We serve baked corn gems in place of bread. I can make these several days before the party and keep them in the refrigerator. To make these, I purchase freshly ground corn and wheat at a local health food store plus some ground unsweetened dried coconut (or I grind my own). To four cups of corn meal I add 1 cup of coconut and 1 cup of ground wheat. After a thorough mixing I add boiling water to make a dough-like consistency. I roll out the dough in a 4 inch wide strip and cut into two-inch “gems.” I put the gems on baking sheets which have been left to heat in an oven at 400°F. I bake these for about 15 minutes, then turn them over. I then turn off the oven and let the gems cook until the right consistency, about 10 more minutes.

Since the gems are cold when I take them out .of the refrigerator, I sprinkle them with a few drops of distilled water and remove them to the oven for 10 minutes or so before placing them on the buffet table. They are great when eaten with a salad of greens!

For dessert, I usually prepare a frozen fruit delight which I make by pureeing a dried fruit (dates, apricots and apples are a good choice) with a little distilled water and then mixing it with banana “ice cream.” This mixture can, then be placed in champagne glasses or in any kind of fancy glassy covered with plastic wrap, and then put in the freezer until dinner time. When your guests are seated at the table enjoying your stuffed potatoes or steamed corn or your tasty casserole, you can quietly set this wonderful desert out on the buffet.

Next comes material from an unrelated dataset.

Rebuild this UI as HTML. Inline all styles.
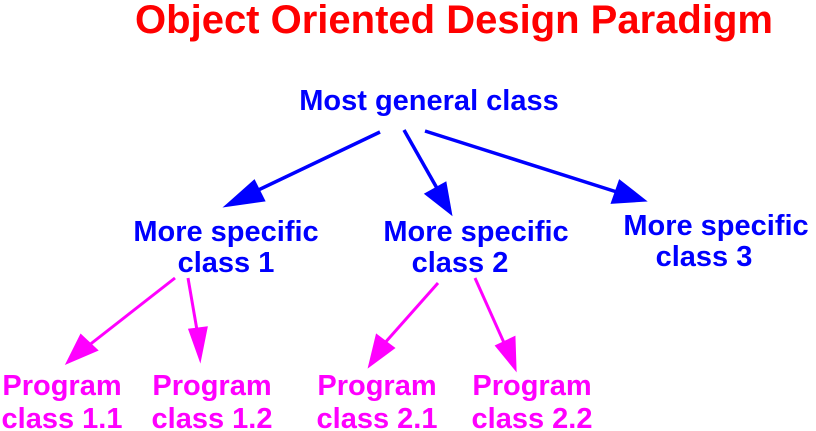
<!DOCTYPE html>
<html><head><style>
body{margin:0;background:#fff;}
svg{display:block}
text{font-family:"Liberation Sans",sans-serif;font-weight:bold;text-anchor:middle}
</style></head><body>
<svg width="816" height="431" viewBox="0 0 816 431">
<text x="454" y="33" font-size="40" fill="#ff0000">Object Oriented Design Paradigm</text>
<text x="429" y="110" font-size="29" fill="#0000ff">Most general class</text>
<g stroke="#0000ff" stroke-width="3.5" fill="#0000ff">
<line x1="380" y1="132" x2="250" y2="194"/><polygon points="228,205 254,182 263,200"/>
<line x1="404" y1="130" x2="438" y2="190"/><polygon points="450,212 427,194 445,184"/>
<line x1="425" y1="131" x2="620" y2="193"/><polygon points="643,200 613,202 620,182"/>
</g>
<g stroke="#ff00ff" stroke-width="3" fill="#ff00ff">
<line x1="175" y1="278" x2="88" y2="346"/><polygon points="68,362 81,336 96,350"/>
<line x1="188" y1="278" x2="198" y2="336"/><polygon points="200,358 190,330 206,328"/>
<line x1="438" y1="283" x2="383" y2="345"/><polygon points="370,365 377,336 393,348"/>
<line x1="475" y1="278" x2="505" y2="345"/><polygon points="515,368 497,346 514,338"/>
</g>
<g font-size="29" fill="#0000ff">
<text x="226" y="241">More specific</text><text x="226" y="272">class 1</text>
<text x="476" y="241">More specific</text><text x="460" y="272">class 2</text>
<text x="716" y="235">More specific</text><text x="704" y="266">class 3</text>
</g>
<g font-size="29" fill="#ff00ff">
<text x="62" y="395">Program</text><text x="62" y="428">class 1.1</text>
<text x="212" y="395">Program</text><text x="212" y="428">class 1.2</text>
<text x="377" y="395">Program</text><text x="377" y="428">class 2.1</text>
<text x="532" y="395">Program</text><text x="532" y="428">class 2.2</text>
</g>
</svg>
</body></html>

Good friends, fine food, soothing music, fun, laughter and lively! conversation are boon to the soul. While many errors in eating will no doubt be made by your guests from time to time, nevertheless, they will welcome this kind of friendly introduction to natural foods for good eating. We need this kind of friendly rapport from time to time. There are many serving suggestions, ideas galore, to be found in various books written by hygienists and by almost-hygienists. Hannah Allen’s Homemaker’s Guide is a good one. Of course, we like our own, The Exciting World of Healthful Cookery! and Healthful Living always has some great ideas by Marti Fry. So, don’t think you have to live to yourself. You really don’t! Try some of our ideas and put a little fun into your life. Learn how to socialize Hygienically and even almost-hygienically once in a while. Watch your spirits soar!